The NDB scheme introduces data breach notification requirements for government agencies and organizations that already have obligations to secure personal information under the Australian Privacy Act 1988, for example, private and not-for-profit organizations with an annual turnover of more than AU$3 million. With the NDB, they are required to notify individuals whose personal information was involved in a data breach, and therefore are likely at risk of serious harm. Aside from the individuals involved, the OAIC must also be notified of the eligible data breaches.
Australia’s NDB was implemented only months before the European Union’s General Data Protection Regulation (GDPR), which also has a set of strict rules on breach notification. The two are aligned in the aims of strengthening personal information security and increasing transparency on data-related activities and incidents. Since there are still weeks to wait before the GDPR is enforced, for now, the NDB’s report provides a regional snapshot of data breaches as they are discovered.
A snapshot of data breach notifications
In February, the OAIC had already received eight reports of data breaches. March saw more notifications, with 55 being added to the total tally for the first quarter. In the quarterly report, the incidents were organized by sector, cause, and type, shedding some light into the characteristics of the data breaches the office has been notified about.
The OAIC found that health service providers reported the most number of notifications out of all the sectors, totalling 24 percent of the notifications. The four other sectors which reported a significant number of notifications were legal, accounting, and management services (16 percent), finance (13 percent), education (10 percent), and charities (6 percent).
The most common cause for the reported data breaches was human error, which was behind 51 percent of the breaches. It was followed by malicious or criminal attacks, which were the cause of 44 percent of the breaches. Noted also were system faults, which accounted for 3 percent.
As for the types of data affected, 78 percent were individuals’ contact information, 33 percent were health information, and 30 percent were financial details.
Eligible data breaches
Whether the salient characteristics of reported data breaches will remain the same or a pattern will emerge from them will have to wait until the NDB has been in effect longer. What is certain is that all 63 reported breaches were considered “eligible data breaches” under the NDB. This means that each was assessed as likely to cause serious harm to the individuals whose data was breached, and that the organizations involved have not yet taken remedial action that can minimize the likelihood of serious harm.
Organizations and agencies affected by the Australian Privacy Act 1988 which have detected similar personal data breaches must also inform the individuals concerned and the OAIC. The OAIC has made reporting accessible by providing an online form to fill out. The information the form requires are as follows: the full contact information of the organization, a description of the breach, the kind of information involved in the breach, and recommended steps for individuals to take in response to the breach.
The NDB scheme gives organizations three options for informing involved individuals, the bottom line being that they must exert enough effort in notifying those who are at serious risk because of a breach, even if it means an incident will be more publicized.

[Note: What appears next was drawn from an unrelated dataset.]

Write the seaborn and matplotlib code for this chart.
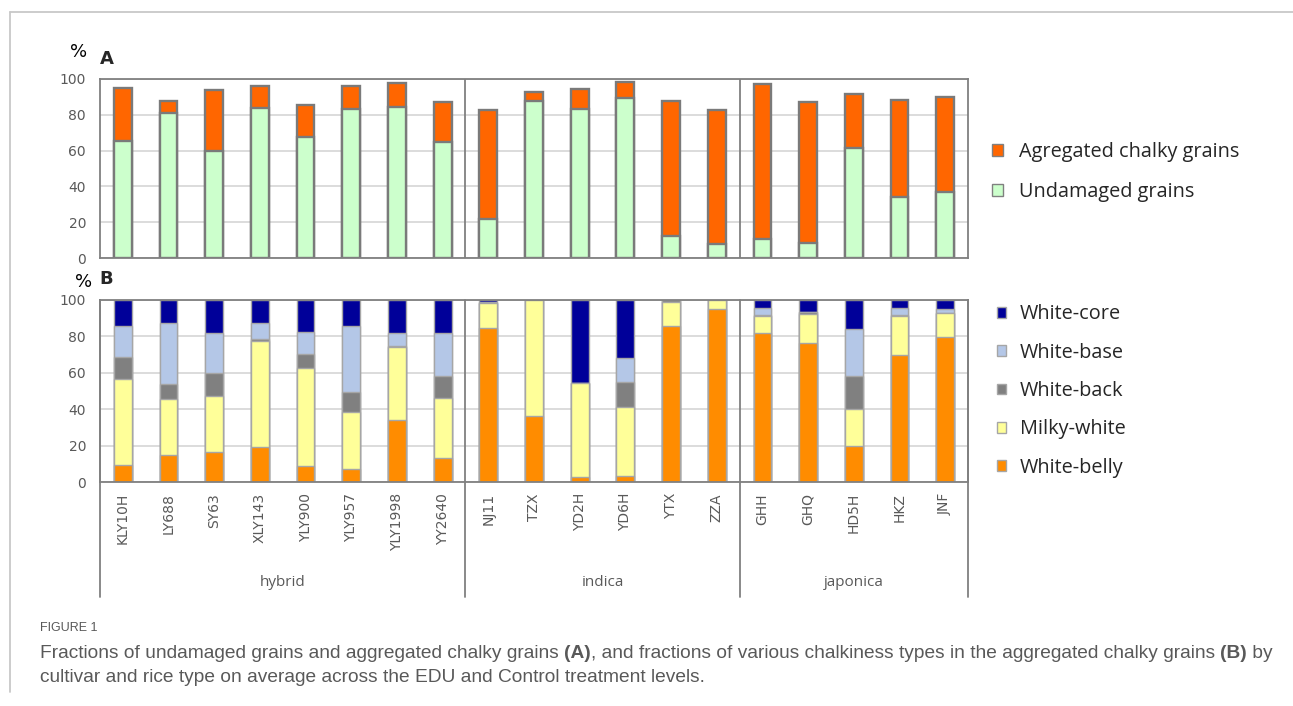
import numpy as np
import pandas as pd
import seaborn as sns
import matplotlib.pyplot as plt
from matplotlib.patches import Patch
from matplotlib.lines import Line2D

# cultivars grouped by rice type
cultivars = ['KLY10H', 'LY688', 'SY63', 'XLY143', 'YLY900', 'YLY957', 'YLY1998', 'YY2640',
             'NJ11', 'TZX', 'YD2H', 'YD6H', 'YTX', 'ZZA',
             'GHH', 'GHQ', 'HD5H', 'HKZ', 'JNF']
rice_types = ['hybrid', 'indica', 'japonica']
type_sizes = [8, 6, 5]

# panel A (%)
undamaged = [65.5, 81.0, 60.0, 83.8, 67.6, 83.4, 84.1, 64.8,
             21.8, 87.9, 83.4, 89.2, 12.3, 8.0,
             10.6, 8.5, 61.4, 34.1, 36.9]
chalky = [29.5, 6.9, 33.9, 12.1, 18.0, 12.5, 13.4, 22.3,
          61.1, 4.8, 11.0, 8.9, 75.4, 74.5,
          86.6, 78.4, 30.4, 54.3, 53.0]

# panel B (%), stacked from bottom
white_belly = [9.5, 14.9, 16.5, 19.1, 9.0, 7.3, 34.3, 13.4,
               84.8, 36.5, 2.6, 3.1, 85.7, 95.0,
               82.0, 76.5, 19.8, 69.7, 79.8]
milky_white = [47.0, 30.8, 31.0, 58.5, 53.4, 31.0, 40.0, 33.0,
               13.4, 63.5, 51.9, 38.2, 13.4, 5.0,
               9.2, 15.6, 20.2, 21.5, 12.9]
white_back = [12.1, 7.9, 12.5, 1.1, 7.9, 11.1, 0.3, 11.9,
              0.4, 0.0, 0.0, 13.4, 0.9, 0.0,
              0.5, 1.1, 18.3, 0.4, 0.1]
white_base = [17.1, 33.6, 22.0, 8.6, 12.3, 36.3, 7.4, 23.7,
              0.2, 0.0, 0.0, 13.2, 0.0, 0.0,
              3.7, 0.0, 25.6, 3.8, 2.1]
white_core = [14.3, 12.8, 18.0, 12.7, 17.4, 14.3, 18.0, 18.0,
              1.2, 0.0, 45.5, 32.1, 0.0, 0.0,
              4.6, 6.8, 16.1, 4.6, 5.1]

sns.set_style('white')
plt.rcParams['font.family'] = ['DejaVu Sans']

W, H = 1293, 706
fig = plt.figure(figsize=(W / 100, H / 100), dpi=100)
ax_a = fig.add_axes([100 / W, 1 - 258 / H, 868 / W, 179 / H])
ax_b = fig.add_axes([100 / W, 1 - 482 / H, 868 / W, 182 / H])

edge = '#808080'
grid_c = '#d9d9d9'
grey_txt = '#595959'
bounds = np.cumsum(type_sizes)[:-1] - 0.5
leg_font = {'family': 'Open Sans', 'size': 14.3}


def style_axis(ax):
    ax.set_xlim(-0.5, len(cultivars) - 0.5)
    ax.set_ylim(0, 100)
    ax.set_yticks(range(0, 101, 20))
    ax.set_yticks(range(10, 100, 20), minor=True)
    ax.yaxis.grid(True, color=grid_c, lw=1.3)
    ax.set_axisbelow(True)
    for s in ax.spines.values():
        s.set_visible(True)
        s.set_color(edge)
        s.set_linewidth(1.3)
    ax.tick_params(axis='y', which='major', length=0, labelsize=10, labelcolor=grey_txt, pad=10)
    ax.tick_params(axis='y', which='minor', direction='in', length=3, color=edge, width=1)
    ax.set_xlabel('')
    ax.set_ylabel('')


# ---- panel A
df_a = pd.DataFrame({'cultivar': cultivars, 'undamaged': undamaged, 'chalky': chalky})
df_a['total'] = df_a['undamaged'] + df_a['chalky']
sns.barplot(data=df_a, x='cultivar', y='total', color='#ff6600', saturation=1, width=0.39,
            edgecolor='#7a7a7a', linewidth=1.7, ax=ax_a)
sns.barplot(data=df_a, x='cultivar', y='undamaged', color='#ccffcc', saturation=1, width=0.39,
            edgecolor='#7a7a7a', linewidth=1.7, ax=ax_a)
style_axis(ax_a)
ax_a.set_xticks([])
for b in bounds:
    ax_a.axvline(b, color=edge, lw=1.3)

ax_a.legend(handles=[Patch(fc='#ff6600', ec=edge, label='Agregated chalky grains'),
                     Patch(fc='#ccffcc', ec=edge, label='Undamaged grains')],
            loc='center left', bbox_to_anchor=(992 / W, 1 - 172 / H), bbox_transform=fig.transFigure,
            frameon=False, handlelength=0.55, handleheight=0.55, handletextpad=0.8,
            labelspacing=0.97, borderpad=0, borderaxespad=0, prop=leg_font)

# ---- panel B
df_b = pd.DataFrame({'cultivar': cultivars, 'White-belly': white_belly, 'Milky-white': milky_white,
                     'White-back': white_back, 'White-base': white_base, 'White-core': white_core})
layers = ['White-belly', 'Milky-white', 'White-back', 'White-base', 'White-core']
colors_b = {'White-belly': '#ff8c00', 'Milky-white': '#ffff99', 'White-back': '#808080',
            'White-base': '#b4c7e7', 'White-core': '#000099'}
cum = df_b[layers].cumsum(axis=1)
for name in layers[::-1]:
    sns.barplot(x=df_b['cultivar'], y=cum[name], color=colors_b[name], saturation=1, width=0.39,
                edgecolor='#a6a6a6', linewidth=1.0, ax=ax_b)
style_axis(ax_b)
ax_b.set_xticks(range(len(cultivars)))
ax_b.set_xticklabels(cultivars, rotation=90, fontsize=10, color=grey_txt)
ax_b.tick_params(axis='x', length=0, pad=8)

xt = ax_b.get_xaxis_transform()
for b in [-0.5] + list(bounds) + [len(cultivars) - 0.5]:
    ax_b.plot([b, b], [-0.632, 1], transform=xt, color=edge, lw=1.3, clip_on=False)
start = 0
for name, n in zip(rice_types, type_sizes):
    ax_b.text(start + (n - 1) / 2, -0.55, name, transform=xt, ha='center', va='center',
              fontsize=11, color=grey_txt, family=['Open Sans', 'DejaVu Sans'])
    start += n

ax_b.legend(handles=[Patch(fc=colors_b[n], ec='#a6a6a6', label=n) for n in layers[::-1]],
            loc='center left', bbox_to_anchor=(997 / W, 1 - 391 / H), bbox_transform=fig.transFigure,
            frameon=False, handlelength=0.45, handleheight=0.45, handletextpad=0.7,
            labelspacing=0.92, borderpad=0, borderaxespad=0, prop=leg_font)

# panel letters
fig.text(79 / W, 1 - 52 / H, '%', fontsize=13, ha='center', va='center', color='black')
fig.text(100 / W, 1 - 59 / H, 'A', fontsize=13, weight='bold', ha='left', va='center')
fig.text(84 / W, 1 - 282 / H, '%', fontsize=13, ha='center', va='center', color='black')
fig.text(99 / W, 1 - 279 / H, 'B', fontsize=13, weight='bold', ha='left', va='center')

# page frame lines
fig.add_artist(Line2D([10 / W, 10 / W], [1 - 12 / H, 1 - 692 / H], transform=fig.transFigure,
                      color='#c8c8c8', lw=1.3))
fig.add_artist(Line2D([10 / W, 1], [1 - 12 / H, 1 - 12 / H], transform=fig.transFigure,
                      color='#c8c8c8', lw=1.3))

# caption
cap_font = ['Liberation Sans Narrow', 'DejaVu Sans Condensed', 'Liberation Sans']
fig.text(40 / W, 1 - 628 / H, 'FIGURE 1', fontsize=9, color=grey_txt, family=cap_font, va='center')

line1 = [('Fractions of undamaged grains and aggregated chalky grains ', 'normal'), ('(A)', 'bold'),
         (', and fractions of various chalkiness types in the aggregated chalky grains ', 'normal'),
         ('(B)', 'bold'), (' by', 'normal')]
line2 = [('cultivar and rice type on average across the EDU and Control treatment levels.', 'normal')]


def rich_line(x, y, parts, fs):
    r = fig.canvas.get_renderer()
    texts = []
    x0 = x
    for s, wt in parts:
        t = fig.text(x, y, s, fontsize=fs, color=grey_txt, family=cap_font, weight=wt, va='center')
        texts.append(t)
        x += t.get_window_extent(renderer=r).width / fig.bbox.width
    return texts, (x - x0) * W


# fit the first caption line to the width it has in the page
texts, width = rich_line(40 / W, 1 - 653 / H, line1, 13)
for t in texts:
    t.remove()
cap_fs = 13 * 1238 / width
rich_line(40 / W, 1 - 653 / H, line1, cap_fs)
rich_line(40 / W, 1 - 677 / H, line2, cap_fs)

fig.savefig('out.png', dpi=100)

A call for data breach prevention and notification
Not all countries, regions, or organizations have data breach notification policies and guidelines. In some cases, reporting a data breach is at an organization’s discretion. Breach notification measures of the NDB and GDPR empower data owners in the event of a data breach by increasing transparency between organizations and their customers or users. Data breach notification helps individuals defend themselves against the consequences of a data breach while organizations address the breach from their end.
Organizations must also continue to protect their data on all fronts, whether threats come from external or internal, accidental or intentional sources. Organizations, customers, and even data regulation authorities benefit most when data breaches are avoided in the first place. One of the ways organizations can prevent data breaches is by making a comprehensive review of their data processing policies and security measures and clearly identifying their own infrastructure’s vulnerabilities. In turn, a review enables IT teams to build better defenses and find patches. Another good way of ensuring data protection is following GDPR’s guidance of employing “state-of-the-art” cybersecurity as well as adopting the principle of privacy by design and default. Using the latest cybersecurity technology that can prevent and detect threats old and new, known and unknown, helps protect the entire enterprise from data breaches. Finally, educating and training employees on cybersecurity best practices addresses the human error factor.
Notification schemes like those of Australia’s NDB and the EU’s GDPR enable better documentation of data breaches, providing knowledge that can benefit organizations and authorities worldwide in the constant battle against cyberthreats. The NDB scheme and the GDPR also promote more transparency on security incidents involving personal data, thus fostering a stronger sense of trust between organizations and their customers.